The way she and Korina Sanchez have violated every canon of media ethics, chief of them maintaining a degree of objectivity and giving the other side a chance to say his piece, is enough to embarrass any self-respecting journalist. One would imagine that if Kris had learned any lesson in life, it would be that when you try to silence someone by an excessive use of force, he speaks with the force of a thousand tongues.
What this incontinent display of power is bound to encourage is not more battered women to come out and tell all but more idiots in the media to oppress their enemies, particularly those who cannot fight back.

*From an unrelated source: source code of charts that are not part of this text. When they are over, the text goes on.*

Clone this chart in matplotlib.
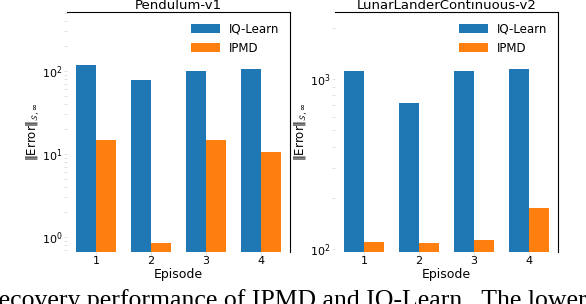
import numpy as np
import matplotlib.pyplot as plt

episodes = [1, 2, 3, 4]
pend_iq = [118, 78, 100, 106]
pend_ipmd = [14.7, 0.85, 14.7, 10.6]
lunar_iq = [1114, 722, 1114, 1146]
lunar_ipmd = [110, 108, 113, 174]

blue = '#1f77b4'
orange = '#ff7f0e'

def DrawPanel(ax, title, iq, ipmd, ylim):
    x = np.array(episodes)
    w = 0.36
    ax.bar(x - w / 2, iq, w, color=blue, label='IQ-Learn')
    ax.bar(x + w / 2, ipmd, w, color=orange, label='IPMD')
    ax.set_yscale('log')
    ax.set_ylim(ylim)
    ax.set_xlim(0.47, 4.53)
    ax.set_xticks(episodes)
    ax.set_title(title, fontsize=9.5, pad=1)
    ax.set_xlabel('Episode', fontsize=9, labelpad=1)
    ax.set_ylabel(r'$\|\mathrm{Error}\|_{\mathcal{S},\infty}$', fontsize=8.5, labelpad=0)
    ax.spines['left'].set_visible(False)
    ax.spines['bottom'].set_visible(False)
    ax.tick_params(which='both', color='#dddddd', length=2, width=0.6,
                   labelsize=8, pad=1)
    ax.legend(frameon=False, fontsize=8.5, loc='upper right',
              handlelength=2.4, borderaxespad=0.5)


fig = plt.figure(figsize=(5.86, 3.04), dpi=100)
ax1 = fig.add_axes([67 / 586, 1 - 252 / 304, 223 / 586, 240 / 304])
ax2 = fig.add_axes([335 / 586, 1 - 252 / 304, 223 / 586, 240 / 304])

DrawPanel(ax1, 'Pendulum-v1', pend_iq, pend_ipmd, (0.66, 513))
DrawPanel(ax2, 'LunarLanderContinuous-v2', lunar_iq, lunar_ipmd, (96, 2478))

fig.text(-10 / 586, 1 - 289 / 304,
         'recovery performance of IPMD and IQ-Learn.  The lower',
         family='Liberation Serif', fontsize=18.5, va='top', ha='left')

fig.savefig('out.png', dpi=100)
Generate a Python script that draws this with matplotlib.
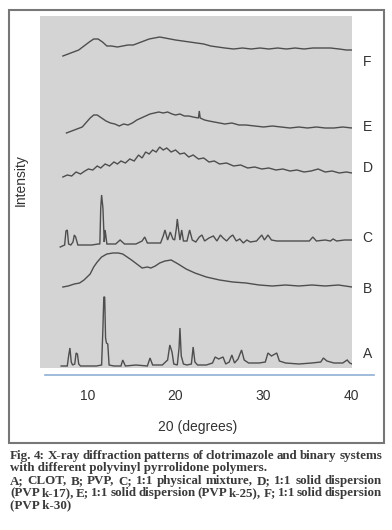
import numpy as np
import matplotlib
matplotlib.use("Agg")
import matplotlib.pyplot as plt
from matplotlib.patches import Rectangle
from matplotlib.lines import Line2D

# --- XRD patterns (2-theta in degrees, stacked intensity) ---
# A: clotrimazole (crystalline)
A_2t = [7.0, 7.7, 7.85, 8.0, 8.15, 8.3, 8.55, 8.7, 8.85, 9.0, 9.2, 10.0, 11.0,
        11.6, 11.75, 11.85, 11.95, 12.05, 12.15, 12.3, 12.45, 13.0, 13.8, 14.0,
        14.3, 15.5, 16.8, 17.1, 17.4, 18.5, 19.1, 19.35, 19.6, 19.8, 20.2, 20.4,
        20.5, 20.65, 20.9, 21.3, 21.8, 22.0, 22.2, 22.5, 23.5, 24.2, 24.5, 24.9,
        25.4, 25.7, 26.1, 26.4, 26.7, 27.1, 27.5, 27.8, 28.3, 29.5, 30.2, 30.5,
        30.9, 31.5, 31.8, 32.5, 34.0, 35.5, 36.5, 36.8, 37.2, 38.0, 39.0, 39.5,
        39.8, 40.05]
A_int = [2, 2, 12, 20, 6, 3, 4, 15, 14, 4, 2, 2, 2,
         3, 40, 71, 71, 30, 25, 24, 3, 2, 2, 8,
         2, 3, 2, 10, 3, 3, 8, 23, 16, 4, 3, 20,
         40, 12, 4, 3, 4, 21, 6, 3, 3, 5, 11, 9,
         11, 4, 6, 13, 5, 9, 18, 8, 5, 5, 6, 15,
         12, 15, 7, 5, 4, 5, 6, 10, 7, 5, 5, 8,
         5, 4]

# B: PVP (amorphous halo)
B_2t = [7.2, 7.8, 8.5, 9.1, 9.6, 10.3, 10.7, 11.1, 11.6, 12.2, 12.9, 13.5,
        14.0, 14.5, 15.0, 15.6, 16.2, 16.8, 17.2, 17.7, 18.2, 18.8, 19.5,
        20.3, 21.2, 22.2, 23.5, 25.0, 26.5, 28.0, 29.5, 31.0, 32.5, 34.0,
        35.5, 37.0, 38.5, 40.05]
B_int = [81, 82, 84, 85, 88, 94, 101, 106, 111, 114, 115, 115,
         114, 111, 108, 104, 100, 101, 100, 102, 105, 107, 108,
         104, 99, 95, 91, 88, 86, 85, 83, 82, 83, 82,
         83, 82, 83, 81]

# C: 1:1 physical mixture
C_2t = [6.9, 7.4, 7.55, 7.7, 7.85, 8.1, 8.35, 8.5, 8.65, 8.9, 9.5, 10.5,
        11.2, 11.4, 11.5, 11.6, 11.75, 11.9, 12.0, 12.2, 13.2, 13.7, 14.2,
        15.5, 16.2, 16.5, 16.8, 18.3, 18.6, 18.8, 19.1, 19.4, 19.7, 19.9,
        20.1, 20.2, 20.35, 20.5, 20.7, 20.9, 21.3, 21.6, 21.9, 22.3, 22.7,
        23.0, 23.3, 23.8, 24.3, 24.7, 25.1, 25.4, 25.8, 26.2, 26.5, 26.9,
        27.3, 27.7, 28.1, 28.5, 29.2, 29.6, 29.8, 30.1, 30.5, 30.9, 31.5,
        33.0, 34.5, 35.2, 35.6, 36.0, 37.0, 37.6, 37.9, 38.3, 39.2, 40.05]
C_int = [121, 123, 137, 138, 124, 123, 126, 133, 131, 123, 123, 123,
         124, 124, 160, 173, 160, 126, 138, 124, 124, 128, 124,
         124, 127, 131, 125, 125, 132, 138, 128, 136, 129, 128,
         140, 149, 138, 128, 138, 127, 127, 138, 128, 126, 131,
         133, 127, 130, 132, 127, 133, 130, 127, 131, 133, 127,
         129, 125, 128, 126, 127, 131, 133, 128, 133, 128, 127,
         127, 127, 127, 131, 127, 128, 127, 129, 127, 128, 128]

# D: 1:1 solid dispersion (PVP k-17)
D_2t = [7.2, 7.7, 8.2, 8.7, 9.2, 9.7, 10.1, 10.6, 11.1, 11.5, 12.0, 12.5,
        13.0, 13.4, 13.8, 14.3, 14.8, 15.3, 15.8, 16.2, 16.6, 17.0, 17.4,
        17.8, 18.2, 18.6, 19.0, 19.5, 20.0, 20.5, 21.0, 21.5, 22.0, 22.6,
        23.2, 23.8, 24.4, 25.0, 25.8, 26.6, 27.4, 28.2, 29.0, 29.8, 30.6,
        31.4, 32.2, 33.0, 33.8, 34.6, 35.4, 36.2, 37.0, 37.8, 38.6, 39.4,
        40.05]
D_int = [191, 193, 192, 196, 194, 197, 199, 198, 202, 200, 204, 202,
         206, 204, 207, 205, 209, 207, 213, 210, 216, 214, 218,
         216, 221, 218, 220, 216, 218, 214, 215, 211, 213, 209,
         210, 206, 207, 204, 205, 202, 203, 200, 201, 199, 200,
         198, 199, 197, 198, 196, 197, 199, 196, 197, 195, 196,
         195]

# E: 1:1 solid dispersion (PVP k-25)
E_2t = [7.6, 8.2, 8.8, 9.4, 9.9, 10.3, 10.7, 11.1, 11.6, 12.1, 12.6, 13.1,
        13.6, 14.1, 14.6, 15.1, 15.6, 16.1, 16.6, 17.1, 17.6, 18.1, 18.6,
        19.1, 19.6, 20.0, 20.5, 21.0, 21.5, 22.0, 22.6, 22.7, 22.8, 23.3,
        23.8, 24.4, 25.0, 25.6, 26.4, 27.2, 28.0, 29.0, 30.0, 31.0, 32.0,
        33.0, 34.0, 35.0, 36.0, 37.0, 38.0, 39.0, 40.05]
E_int = [235, 237, 239, 241, 246, 250, 253, 253, 250, 247, 245, 244,
         242, 244, 243, 245, 248, 250, 252, 254, 255, 256, 255,
         256, 254, 253, 254, 252, 252, 251, 250, 257, 250, 248,
         247, 246, 245, 244, 245, 243, 243, 242, 241, 242, 241,
         240, 241, 240, 241, 240, 240, 241, 240]

# F: 1:1 solid dispersion (PVP k-30)
F_2t = [7.2, 7.8, 8.4, 9.0, 9.6, 10.2, 10.7, 11.2, 11.7, 12.2, 12.7, 13.4,
        14.0, 14.6, 15.2, 15.8, 16.4, 17.0, 17.6, 18.2, 18.8, 19.4, 20.0,
        20.8, 21.6, 22.4, 23.2, 24.0, 24.8, 25.6, 26.6, 27.6, 28.6, 29.6,
        30.6, 31.6, 32.6, 33.6, 34.6, 35.6, 36.6, 37.6, 38.6, 39.4, 40.05]
F_int = [312, 314, 316, 318, 322, 326, 329, 329, 326, 322, 322, 321,
         322, 323, 323, 325, 327, 329, 330, 331, 330, 329, 328,
         327, 326, 325, 324, 322, 321, 320, 319, 320, 319, 320,
         319, 320, 319, 320, 319, 320, 320, 320, 319, 318, 318]

labels = ["A", "B", "C", "D", "E", "F"]
label_y = [14, 79, 130, 200, 241, 306]
patterns = [(A_2t, A_int), (B_2t, B_int), (C_2t, C_int),
            (D_2t, D_int), (E_2t, E_int), (F_2t, F_int)]
xticks = [10, 20, 30, 40]

caption = [
    "Fig. 4: X-ray diffraction patterns of clotrimazole and binary systems",
    "with different polyvinyl pyrrolidone polymers.",
    "A; CLOT, B; PVP, C; 1:1 physical mixture, D; 1:1 solid dispersion",
    "(PVP k-17), E; 1:1 solid dispersion (PVP k-25), F; 1:1 solid dispersion",
    "(PVP k-30)",
]
justified = [True, False, True, True, False]

W, H = 392, 530
fig = plt.figure(figsize=(W / 100, H / 100), dpi=100)
fig.patch.set_facecolor("white")

# plot area = grey scanned panel
ax = fig.add_axes([40 / W, 1 - 368 / H, 312 / W, 352 / H])
ax.set_facecolor("#d4d4d4")
for s in ax.spines.values():
    s.set_visible(False)

for x, y in patterns:
    ax.plot(x, y, color="#4e4e4e", lw=1.0, solid_joinstyle="miter")

ax.set_xlim(4.6, 40.05)
ax.set_ylim(0, 352)
ax.set_yticks([])
ax.set_xticks(xticks)
ax.set_xticklabels([str(t) for t in xticks], family="Liberation Sans",
                   fontsize=10, color="#333333")
ax.tick_params(axis="x", length=0, pad=15)

for lab, yy in zip(labels, label_y):
    ax.text(1.05, yy, lab, transform=ax.get_yaxis_transform(),
            ha="center", va="center", fontsize=10, family="Liberation Sans",
            color="#333333", clip_on=False)

ax.set_ylabel("Intensity", family="Liberation Sans", fontsize=10,
              color="#333333")
ax.yaxis.set_label_coords(-0.038, 0.534)

# blue axis line under the panel
fig.add_artist(Line2D([45 / W, 374 / W], [1 - 375 / H, 1 - 375 / H],
                      color="#8fb0d4", lw=1.2))

fig.text(198 / W, 1 - 427 / H, "20 (degrees)", ha="center", va="center",
         family="Liberation Sans", fontsize=10, color="#333333")

# outer frame of the figure box
fig.add_artist(Rectangle((9 / W, 1 - 443 / H), 375 / W, 433 / H,
                         fill=False, edgecolor="#777777", lw=1.5))

# caption, justified between x=10 and x=382 px
renderer = fig.canvas.get_renderer()
cap_kw = dict(family="Liberation Serif", fontweight="bold", fontsize=9.4,
              color="#3a3a3a", va="center", ha="left")
x_left, x_right = 10, 382
for i, (line, just) in enumerate(zip(caption, justified)):
    y = 1 - (456 + 12.3 * i) / H
    if not just:
        fig.text(x_left / W, y, line, **cap_kw)
        continue
    words = line.split(" ")
    arts = [fig.text(0, y, w, **cap_kw) for w in words]
    widths = [a.get_window_extent(renderer).width for a in arts]
    gap = (x_right - x_left - sum(widths)) / (len(words) - 1)
    xpos = x_left
    for a, wd in zip(arts, widths):
        a.set_x(xpos / W)
        xpos += wd + gap

fig.savefig("out.png", dpi=100, facecolor="white")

The last thing that bothers me about this issue is our utter lack of sense of proportion, our infinite capacity to dwell on these things. Rome is burning, or this country is. I feel the charge of fiddling more sharply in this case, and my only excuse is that a dissenting voice must be heard here. Of course, other countries are prey to the snares of the Pied Piper, too-even England waxed show biz over the death of Diana whose contribution in life were to prove more interesting than the man she married. But we do it to outrageous lengths. Rico Yan dies and we make a saint of him. Ruffa Gutierrez marries and we want to follow every step of her pregnancy. Kris Aquino and Joey Marquez fight, and we stop the world.
A country of slaves deserves tyrants. A country of simpletons deserves F4. And the Kris and Joey show.